A common approach would be to calculate the difference between the standardized mean change for the treatment and control groups.

First, we need to calculate the standardized mean change for the treatment group:

smc_t <- (M_post_treatment - M_pre_treatment) / ((SD_post_treatment + SD_pre_treatment)/2)

as well as for the control group:

smc_c <- (M_post_control - M_pre_control) / ((SD_post_control + SD_pre_control)/2)

Then we can calculate the effect size for the standardized mean change for the treatment and control groups:

delta <- smc_t - smc_c

delta <- delta * -1 # positive value for better treatment outcome

[1] 0.171391


Another approach is suggested by Morris (2008). He compared alternate effect size estimates—for studies with repeated measurements in both treatment and control groups—in terms of bias, precision, and robustness to heterogeneity of variance. He concludes with the following recommendation:

The results favored an effect size based on the mean pre-post change in the treatment group minus the mean pre-post change in the control group, divided by the pooled pretest standard deviation.

This can be calculated with this formula (8):

dppc2 = j * (((M_post_treatment - M_pre_treatment) - (M_post_control - M_pre_control))/SDpre)

dppc2 <- dppc2 * -1 # positive value for better treatment outcome
[1] 0.1997498

You can see that we calculate the uncorrected effect size again with our j correction factor to obtain a corrected version.

For the pooled pretest SD I use his formula (9):

SDpre = sqrt(((N_pre_treatment - 1) * SD_pre_treatment^2 + ((N_pre_control -1)*SD_pre_control^2))/
  (N_pre_treatment + N_pre_control-2))

Variance of dPPC

To calculate the variance of dPPC, we need to include the pre-test-post-test correlations. Yet, this presents a problem, as it is stated in the paper:

Even when the values of pre-test-post-test correlations are not presented explicitly one may still be able to estimate them from t statistics computed using change scores or an average estimate may be obtainable from the analysis-of-variance F test.

I am not sure how to do this, so I use multiple rhos from 0 to 1 as a form of sensitivity check.

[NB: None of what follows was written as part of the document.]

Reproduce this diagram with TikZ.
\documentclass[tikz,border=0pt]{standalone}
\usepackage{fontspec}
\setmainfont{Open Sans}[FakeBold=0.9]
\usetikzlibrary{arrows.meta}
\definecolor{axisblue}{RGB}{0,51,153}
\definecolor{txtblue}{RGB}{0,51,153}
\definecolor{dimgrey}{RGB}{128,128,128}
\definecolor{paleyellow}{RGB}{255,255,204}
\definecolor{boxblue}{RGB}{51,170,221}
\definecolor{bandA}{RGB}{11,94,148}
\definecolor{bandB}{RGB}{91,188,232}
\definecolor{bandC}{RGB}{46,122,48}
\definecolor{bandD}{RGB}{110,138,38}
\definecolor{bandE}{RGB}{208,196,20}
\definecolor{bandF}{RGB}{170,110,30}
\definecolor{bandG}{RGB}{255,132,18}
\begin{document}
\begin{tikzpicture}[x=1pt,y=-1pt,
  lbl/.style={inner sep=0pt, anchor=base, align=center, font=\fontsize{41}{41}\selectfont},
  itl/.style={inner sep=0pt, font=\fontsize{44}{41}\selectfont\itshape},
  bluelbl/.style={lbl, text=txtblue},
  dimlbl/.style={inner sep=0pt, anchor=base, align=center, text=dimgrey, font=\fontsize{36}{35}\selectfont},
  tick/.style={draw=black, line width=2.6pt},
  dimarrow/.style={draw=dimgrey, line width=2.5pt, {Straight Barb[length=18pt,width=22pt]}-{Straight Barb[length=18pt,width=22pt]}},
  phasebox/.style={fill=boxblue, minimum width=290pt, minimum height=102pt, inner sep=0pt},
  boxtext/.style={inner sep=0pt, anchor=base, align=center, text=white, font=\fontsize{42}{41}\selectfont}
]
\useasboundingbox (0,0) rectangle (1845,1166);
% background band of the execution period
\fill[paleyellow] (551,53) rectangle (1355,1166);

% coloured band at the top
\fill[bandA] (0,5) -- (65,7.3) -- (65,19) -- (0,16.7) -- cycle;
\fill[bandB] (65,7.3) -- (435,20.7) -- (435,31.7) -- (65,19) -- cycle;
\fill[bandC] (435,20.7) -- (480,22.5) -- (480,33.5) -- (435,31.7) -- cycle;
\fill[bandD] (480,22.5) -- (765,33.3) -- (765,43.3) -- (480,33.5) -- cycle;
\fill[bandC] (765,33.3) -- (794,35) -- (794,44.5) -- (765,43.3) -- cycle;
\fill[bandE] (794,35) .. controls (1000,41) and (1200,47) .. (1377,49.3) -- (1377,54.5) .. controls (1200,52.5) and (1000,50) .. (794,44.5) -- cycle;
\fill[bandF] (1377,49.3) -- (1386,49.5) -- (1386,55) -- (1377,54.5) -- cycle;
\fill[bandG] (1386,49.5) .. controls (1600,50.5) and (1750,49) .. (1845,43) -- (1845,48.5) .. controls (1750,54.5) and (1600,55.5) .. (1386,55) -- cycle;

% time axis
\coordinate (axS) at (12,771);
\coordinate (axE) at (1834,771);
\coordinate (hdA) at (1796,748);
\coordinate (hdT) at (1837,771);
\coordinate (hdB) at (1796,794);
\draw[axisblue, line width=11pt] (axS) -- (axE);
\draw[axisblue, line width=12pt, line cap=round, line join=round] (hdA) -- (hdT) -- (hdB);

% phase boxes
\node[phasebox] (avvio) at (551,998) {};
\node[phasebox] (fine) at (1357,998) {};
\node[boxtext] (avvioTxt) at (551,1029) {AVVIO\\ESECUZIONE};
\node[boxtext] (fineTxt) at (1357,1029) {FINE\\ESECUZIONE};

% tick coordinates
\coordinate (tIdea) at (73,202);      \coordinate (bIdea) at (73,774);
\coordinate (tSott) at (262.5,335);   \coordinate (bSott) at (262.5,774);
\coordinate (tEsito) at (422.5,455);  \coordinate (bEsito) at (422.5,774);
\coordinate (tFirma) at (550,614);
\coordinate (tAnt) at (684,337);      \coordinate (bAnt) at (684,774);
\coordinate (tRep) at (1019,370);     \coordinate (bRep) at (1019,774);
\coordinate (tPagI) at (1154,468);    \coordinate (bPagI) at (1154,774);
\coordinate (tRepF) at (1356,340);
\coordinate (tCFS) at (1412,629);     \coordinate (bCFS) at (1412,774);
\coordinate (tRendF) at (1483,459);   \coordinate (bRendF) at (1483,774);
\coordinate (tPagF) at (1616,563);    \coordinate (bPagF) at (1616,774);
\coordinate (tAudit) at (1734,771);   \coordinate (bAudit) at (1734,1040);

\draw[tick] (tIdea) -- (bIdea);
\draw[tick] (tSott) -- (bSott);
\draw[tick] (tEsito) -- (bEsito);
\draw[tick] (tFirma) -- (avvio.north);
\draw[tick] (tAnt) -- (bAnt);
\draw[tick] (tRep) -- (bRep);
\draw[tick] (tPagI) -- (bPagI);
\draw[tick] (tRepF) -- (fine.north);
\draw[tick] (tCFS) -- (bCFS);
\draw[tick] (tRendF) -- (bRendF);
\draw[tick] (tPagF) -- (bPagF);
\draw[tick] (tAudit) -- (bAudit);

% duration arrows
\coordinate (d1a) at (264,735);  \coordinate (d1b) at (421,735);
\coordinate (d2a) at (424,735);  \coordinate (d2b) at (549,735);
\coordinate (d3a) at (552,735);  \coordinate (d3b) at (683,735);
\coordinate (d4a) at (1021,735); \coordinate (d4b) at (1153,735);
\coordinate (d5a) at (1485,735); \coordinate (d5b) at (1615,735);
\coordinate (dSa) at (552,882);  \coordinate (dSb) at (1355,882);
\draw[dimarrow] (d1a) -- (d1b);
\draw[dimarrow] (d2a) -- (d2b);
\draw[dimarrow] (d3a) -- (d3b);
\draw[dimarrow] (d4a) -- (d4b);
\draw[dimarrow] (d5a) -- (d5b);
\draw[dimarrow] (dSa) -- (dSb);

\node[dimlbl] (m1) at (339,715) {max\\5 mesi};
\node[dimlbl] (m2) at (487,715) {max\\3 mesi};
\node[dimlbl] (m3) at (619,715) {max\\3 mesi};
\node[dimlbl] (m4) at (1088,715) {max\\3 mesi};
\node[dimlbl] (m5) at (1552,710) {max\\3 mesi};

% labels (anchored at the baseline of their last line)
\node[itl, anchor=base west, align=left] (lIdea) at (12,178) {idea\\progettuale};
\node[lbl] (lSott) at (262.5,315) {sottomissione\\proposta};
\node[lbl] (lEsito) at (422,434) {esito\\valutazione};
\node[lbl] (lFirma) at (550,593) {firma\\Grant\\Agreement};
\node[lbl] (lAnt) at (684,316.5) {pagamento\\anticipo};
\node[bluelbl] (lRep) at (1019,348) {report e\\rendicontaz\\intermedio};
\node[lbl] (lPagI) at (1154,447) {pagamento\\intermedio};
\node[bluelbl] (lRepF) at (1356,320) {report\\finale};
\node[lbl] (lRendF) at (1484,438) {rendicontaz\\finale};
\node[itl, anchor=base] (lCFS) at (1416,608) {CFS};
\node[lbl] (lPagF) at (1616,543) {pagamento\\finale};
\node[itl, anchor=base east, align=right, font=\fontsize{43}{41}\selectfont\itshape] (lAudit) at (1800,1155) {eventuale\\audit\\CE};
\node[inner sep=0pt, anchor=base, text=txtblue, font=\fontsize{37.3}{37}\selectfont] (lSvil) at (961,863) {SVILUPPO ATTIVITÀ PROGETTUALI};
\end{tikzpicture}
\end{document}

His formula (25) gives us the variance of dPPC2:

If we calculate this for rho values ranging from -1 to 1, we get the following variances:

magic_for(print, silent = TRUE) # create a dataframe to save output from loops

for (rho in c(seq(-1 , 1, by = .1 ))){
var_dppc2 <- (2 * j^2 * (1 - rho)) * ((N_post_treatment + N_post_control)/(N_post_treatment * N_post_control)) * ((N_post_treatment + N_post_control - 2)/(N_post_treatment + N_post_control - 4)) * (1 + (delta^2/((2 * (1-rho)) * ((N_post_treatment + N_post_control)/(N_post_treatment * N_post_control))))) - delta^2
result <- magic_result_as_dataframe() 
    rho  var_dppc2
1  -1.0 0.25211060
2  -0.9 0.23951617
3  -0.8 0.22692173
4  -0.7 0.21432730
5  -0.6 0.20173286
6  -0.5 0.18913843
7  -0.4 0.17654400
8  -0.3 0.16394956
9  -0.2 0.15135513
10 -0.1 0.13876069
11  0.0 0.12616626
12  0.1 0.11357183
13  0.2 0.10097739
14  0.3 0.08838296
15  0.4 0.07578852
16  0.5 0.06319409
17  0.6 0.05059966
18  0.7 0.03800522
19  0.8 0.02541079
20  0.9 0.01281635
21  1.0        NaN

We can see that the variance of dPPC2 is highly influenced by the pre-test-post-test correlations and we should be careful when interpreting this. At rho = .5 our variance estimate is close the variance of d/g.

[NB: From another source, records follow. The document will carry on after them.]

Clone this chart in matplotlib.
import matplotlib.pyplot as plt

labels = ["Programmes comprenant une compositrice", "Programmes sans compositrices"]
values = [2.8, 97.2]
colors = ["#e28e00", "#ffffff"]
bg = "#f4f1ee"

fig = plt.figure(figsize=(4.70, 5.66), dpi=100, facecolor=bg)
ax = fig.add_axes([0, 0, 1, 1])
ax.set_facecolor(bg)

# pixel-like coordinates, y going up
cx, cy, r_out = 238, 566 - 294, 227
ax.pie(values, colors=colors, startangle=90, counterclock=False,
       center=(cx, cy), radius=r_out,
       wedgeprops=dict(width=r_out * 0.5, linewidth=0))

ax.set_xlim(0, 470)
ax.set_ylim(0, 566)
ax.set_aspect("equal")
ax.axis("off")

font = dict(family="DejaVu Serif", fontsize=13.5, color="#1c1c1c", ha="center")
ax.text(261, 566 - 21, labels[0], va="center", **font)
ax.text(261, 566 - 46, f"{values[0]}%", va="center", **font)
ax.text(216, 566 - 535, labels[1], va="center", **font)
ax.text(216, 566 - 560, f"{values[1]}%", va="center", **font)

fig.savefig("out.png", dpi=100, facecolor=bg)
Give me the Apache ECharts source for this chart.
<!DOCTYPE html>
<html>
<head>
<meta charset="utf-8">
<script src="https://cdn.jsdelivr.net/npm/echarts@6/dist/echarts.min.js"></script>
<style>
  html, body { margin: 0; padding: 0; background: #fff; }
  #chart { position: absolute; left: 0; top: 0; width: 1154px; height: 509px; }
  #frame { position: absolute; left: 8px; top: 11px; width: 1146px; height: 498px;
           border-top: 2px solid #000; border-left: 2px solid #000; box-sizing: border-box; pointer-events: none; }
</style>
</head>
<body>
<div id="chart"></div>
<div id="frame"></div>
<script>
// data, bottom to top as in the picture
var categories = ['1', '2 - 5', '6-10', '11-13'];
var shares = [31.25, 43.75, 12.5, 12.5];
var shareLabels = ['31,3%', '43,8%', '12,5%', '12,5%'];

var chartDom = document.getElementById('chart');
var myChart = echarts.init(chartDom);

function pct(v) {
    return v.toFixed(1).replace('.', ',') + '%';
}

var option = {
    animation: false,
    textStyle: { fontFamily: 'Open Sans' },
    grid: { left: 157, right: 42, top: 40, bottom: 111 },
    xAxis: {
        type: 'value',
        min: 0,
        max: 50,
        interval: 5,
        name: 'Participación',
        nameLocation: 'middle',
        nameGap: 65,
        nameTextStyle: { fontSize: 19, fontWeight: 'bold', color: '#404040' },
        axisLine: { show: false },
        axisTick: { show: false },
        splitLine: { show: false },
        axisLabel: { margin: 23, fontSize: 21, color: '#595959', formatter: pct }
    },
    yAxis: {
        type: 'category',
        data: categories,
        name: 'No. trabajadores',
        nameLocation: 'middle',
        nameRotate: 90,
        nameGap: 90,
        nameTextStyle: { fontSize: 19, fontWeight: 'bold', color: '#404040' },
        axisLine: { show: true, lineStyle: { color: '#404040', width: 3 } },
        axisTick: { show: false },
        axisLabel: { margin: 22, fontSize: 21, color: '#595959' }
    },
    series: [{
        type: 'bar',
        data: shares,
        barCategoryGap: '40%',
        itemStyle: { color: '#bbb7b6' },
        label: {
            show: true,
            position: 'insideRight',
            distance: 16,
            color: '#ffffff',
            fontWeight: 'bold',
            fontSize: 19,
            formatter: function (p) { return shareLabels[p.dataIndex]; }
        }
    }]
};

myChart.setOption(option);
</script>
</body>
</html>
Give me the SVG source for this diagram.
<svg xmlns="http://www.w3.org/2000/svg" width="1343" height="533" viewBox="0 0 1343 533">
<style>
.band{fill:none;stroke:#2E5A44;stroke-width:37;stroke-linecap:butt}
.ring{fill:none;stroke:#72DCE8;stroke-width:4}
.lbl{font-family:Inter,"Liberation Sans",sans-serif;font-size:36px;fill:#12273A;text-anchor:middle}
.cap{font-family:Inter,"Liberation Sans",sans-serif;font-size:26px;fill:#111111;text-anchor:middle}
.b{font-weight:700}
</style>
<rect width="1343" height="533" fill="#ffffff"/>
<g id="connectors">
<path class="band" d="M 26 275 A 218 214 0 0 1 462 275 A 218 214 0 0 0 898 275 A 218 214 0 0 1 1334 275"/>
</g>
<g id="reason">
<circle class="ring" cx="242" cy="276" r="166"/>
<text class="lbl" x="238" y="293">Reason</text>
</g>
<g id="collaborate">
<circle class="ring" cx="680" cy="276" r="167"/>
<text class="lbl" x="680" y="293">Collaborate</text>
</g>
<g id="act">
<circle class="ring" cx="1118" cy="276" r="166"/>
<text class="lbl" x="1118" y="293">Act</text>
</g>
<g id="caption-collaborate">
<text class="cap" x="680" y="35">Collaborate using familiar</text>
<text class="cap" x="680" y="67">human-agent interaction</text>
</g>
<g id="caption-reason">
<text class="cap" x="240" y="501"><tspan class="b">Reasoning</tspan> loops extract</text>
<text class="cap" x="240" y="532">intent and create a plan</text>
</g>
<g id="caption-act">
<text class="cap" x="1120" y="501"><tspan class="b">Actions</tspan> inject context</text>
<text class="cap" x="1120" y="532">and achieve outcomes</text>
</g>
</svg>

The effect sizes we tried to recreate were:

1 Weisel et al.: Hedges g = -0.084, variance = 0.062
2 Linardon et al.,: Hedges g = 0.028, variance = 0.062
3 Jacobson: d = 0.158 (pooled anxiety, panic, and hyperventilation at post)

So you can see, we could only figure out how Linardon et al. calculated their effect size. Depending on the way you calculate this mean difference, the standardized mean effect size could be:

For anxiety:

  • d = 0.028, variance = 0.063
  • g = 0.028, variance = 0.063/0.061
  • dPPC2 = 0.2, variance ranging from 0.013 to 0.252
  • delta = 0.171

For pooled anxiety, panic, and hyperventilation at post:

  • g = 0.026, variance = 0.063

For pooled anxiety and hyperventilation at post:

  • g = 0.136, variance = 0.063

Unfortunately, I could only reproduce 1 out of 3 effect sizes. Please feel free to suggest another approach!